> Stored data

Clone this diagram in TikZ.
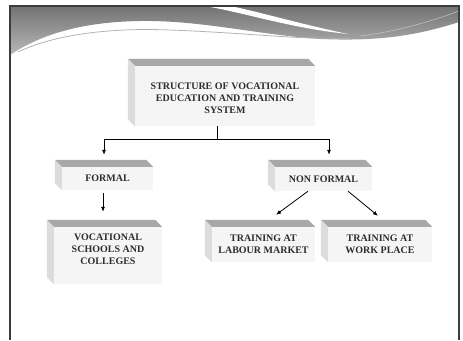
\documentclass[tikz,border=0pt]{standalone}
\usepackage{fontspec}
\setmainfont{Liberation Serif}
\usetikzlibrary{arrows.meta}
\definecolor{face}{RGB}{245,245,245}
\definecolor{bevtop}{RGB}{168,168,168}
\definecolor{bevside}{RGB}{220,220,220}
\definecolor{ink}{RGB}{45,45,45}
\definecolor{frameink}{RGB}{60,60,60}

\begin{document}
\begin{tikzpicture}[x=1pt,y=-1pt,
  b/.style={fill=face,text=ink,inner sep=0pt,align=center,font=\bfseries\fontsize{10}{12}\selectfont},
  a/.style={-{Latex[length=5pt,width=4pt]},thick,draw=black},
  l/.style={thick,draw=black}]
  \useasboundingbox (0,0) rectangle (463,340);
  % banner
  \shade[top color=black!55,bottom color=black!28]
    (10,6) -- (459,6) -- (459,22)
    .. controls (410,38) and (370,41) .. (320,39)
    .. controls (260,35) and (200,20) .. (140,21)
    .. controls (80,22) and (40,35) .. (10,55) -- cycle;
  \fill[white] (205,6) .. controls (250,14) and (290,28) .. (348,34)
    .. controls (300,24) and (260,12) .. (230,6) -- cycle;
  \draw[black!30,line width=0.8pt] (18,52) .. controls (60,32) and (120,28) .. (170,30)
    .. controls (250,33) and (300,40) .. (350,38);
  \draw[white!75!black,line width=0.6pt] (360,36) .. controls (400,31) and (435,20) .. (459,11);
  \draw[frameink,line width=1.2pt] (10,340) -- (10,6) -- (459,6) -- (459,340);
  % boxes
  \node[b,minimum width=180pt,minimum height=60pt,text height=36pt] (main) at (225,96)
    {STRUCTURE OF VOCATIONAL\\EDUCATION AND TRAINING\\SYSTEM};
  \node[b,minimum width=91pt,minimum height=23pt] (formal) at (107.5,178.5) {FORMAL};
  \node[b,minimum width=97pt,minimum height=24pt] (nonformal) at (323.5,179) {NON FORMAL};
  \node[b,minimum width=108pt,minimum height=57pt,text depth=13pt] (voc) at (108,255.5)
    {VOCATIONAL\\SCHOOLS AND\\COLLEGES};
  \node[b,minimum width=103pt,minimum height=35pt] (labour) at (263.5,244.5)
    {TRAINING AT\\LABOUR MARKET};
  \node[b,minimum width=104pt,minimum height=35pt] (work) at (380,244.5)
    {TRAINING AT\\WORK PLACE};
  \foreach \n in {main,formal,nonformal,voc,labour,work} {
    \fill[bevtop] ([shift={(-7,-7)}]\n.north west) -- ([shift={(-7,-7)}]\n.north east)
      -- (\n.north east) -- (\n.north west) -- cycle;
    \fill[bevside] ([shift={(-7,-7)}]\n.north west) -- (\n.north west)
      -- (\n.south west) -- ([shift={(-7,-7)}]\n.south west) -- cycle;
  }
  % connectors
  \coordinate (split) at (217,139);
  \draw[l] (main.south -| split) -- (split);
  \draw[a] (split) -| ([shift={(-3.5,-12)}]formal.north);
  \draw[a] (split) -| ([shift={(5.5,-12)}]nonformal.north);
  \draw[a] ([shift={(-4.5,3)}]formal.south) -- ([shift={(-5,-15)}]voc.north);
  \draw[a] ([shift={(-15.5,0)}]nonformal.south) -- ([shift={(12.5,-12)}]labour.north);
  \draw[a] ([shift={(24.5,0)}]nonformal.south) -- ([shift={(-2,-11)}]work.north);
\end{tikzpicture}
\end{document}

> Task goal
Working from the lines above, reproduce the material exactly and exclude its pictures.

> Output for this task
Clone this diagram in TikZ.
\documentclass[tikz,border=0pt]{standalone}
\usepackage{fontspec}
\setmainfont{Liberation Serif}
\usetikzlibrary{arrows.meta}
\definecolor{face}{RGB}{245,245,245}
\definecolor{bevtop}{RGB}{168,168,168}
\definecolor{bevside}{RGB}{220,220,220}
\definecolor{ink}{RGB}{45,45,45}
\definecolor{frameink}{RGB}{60,60,60}

\begin{document}
\begin{tikzpicture}[x=1pt,y=-1pt,
  b/.style={fill=face,text=ink,inner sep=0pt,align=center,font=\bfseries\fontsize{10}{12}\selectfont},
  a/.style={-{Latex[length=5pt,width=4pt]},thick,draw=black},
  l/.style={thick,draw=black}]
  \useasboundingbox (0,0) rectangle (463,340);
  % banner
  \shade[top color=black!55,bottom color=black!28]
    (10,6) -- (459,6) -- (459,22)
    .. controls (410,38) and (370,41) .. (320,39)
    .. controls (260,35) and (200,20) .. (140,21)
    .. controls (80,22) and (40,35) .. (10,55) -- cycle;
  \fill[white] (205,6) .. controls (250,14) and (290,28) .. (348,34)
    .. controls (300,24) and (260,12) .. (230,6) -- cycle;
  \draw[black!30,line width=0.8pt] (18,52) .. controls (60,32) and (120,28) .. (170,30)
    .. controls (250,33) and (300,40) .. (350,38);
  \draw[white!75!black,line width=0.6pt] (360,36) .. controls (400,31) and (435,20) .. (459,11);
  \draw[frameink,line width=1.2pt] (10,340) -- (10,6) -- (459,6) -- (459,340);
  % boxes
  \node[b,minimum width=180pt,minimum height=60pt,text height=36pt] (main) at (225,96)
    {STRUCTURE OF VOCATIONAL\\EDUCATION AND TRAINING\\SYSTEM};
  \node[b,minimum width=91pt,minimum height=23pt] (formal) at (107.5,178.5) {FORMAL};
  \node[b,minimum width=97pt,minimum height=24pt] (nonformal) at (323.5,179) {NON FORMAL};
  \node[b,minimum width=108pt,minimum height=57pt,text depth=13pt] (voc) at (108,255.5)
    {VOCATIONAL\\SCHOOLS AND\\COLLEGES};
  \node[b,minimum width=103pt,minimum height=35pt] (labour) at (263.5,244.5)
    {TRAINING AT\\LABOUR MARKET};
  \node[b,minimum width=104pt,minimum height=35pt] (work) at (380,244.5)
    {TRAINING AT\\WORK PLACE};
  \foreach \n in {main,formal,nonformal,voc,labour,work} {
    \fill[bevtop] ([shift={(-7,-7)}]\n.north west) -- ([shift={(-7,-7)}]\n.north east)
      -- (\n.north east) -- (\n.north west) -- cycle;
    \fill[bevside] ([shift={(-7,-7)}]\n.north west) -- (\n.north west)
      -- (\n.south west) -- ([shift={(-7,-7)}]\n.south west) -- cycle;
  }
  % connectors
  \coordinate (split) at (217,139);
  \draw[l] (main.south -| split) -- (split);
  \draw[a] (split) -| ([shift={(-3.5,-12)}]formal.north);
  \draw[a] (split) -| ([shift={(5.5,-12)}]nonformal.north);
  \draw[a] ([shift={(-4.5,3)}]formal.south) -- ([shift={(-5,-15)}]voc.north);
  \draw[a] ([shift={(-15.5,0)}]nonformal.south) -- ([shift={(12.5,-12)}]labour.north);
  \draw[a] ([shift={(24.5,0)}]nonformal.south) -- ([shift={(-2,-11)}]work.north);
\end{tikzpicture}
\end{document}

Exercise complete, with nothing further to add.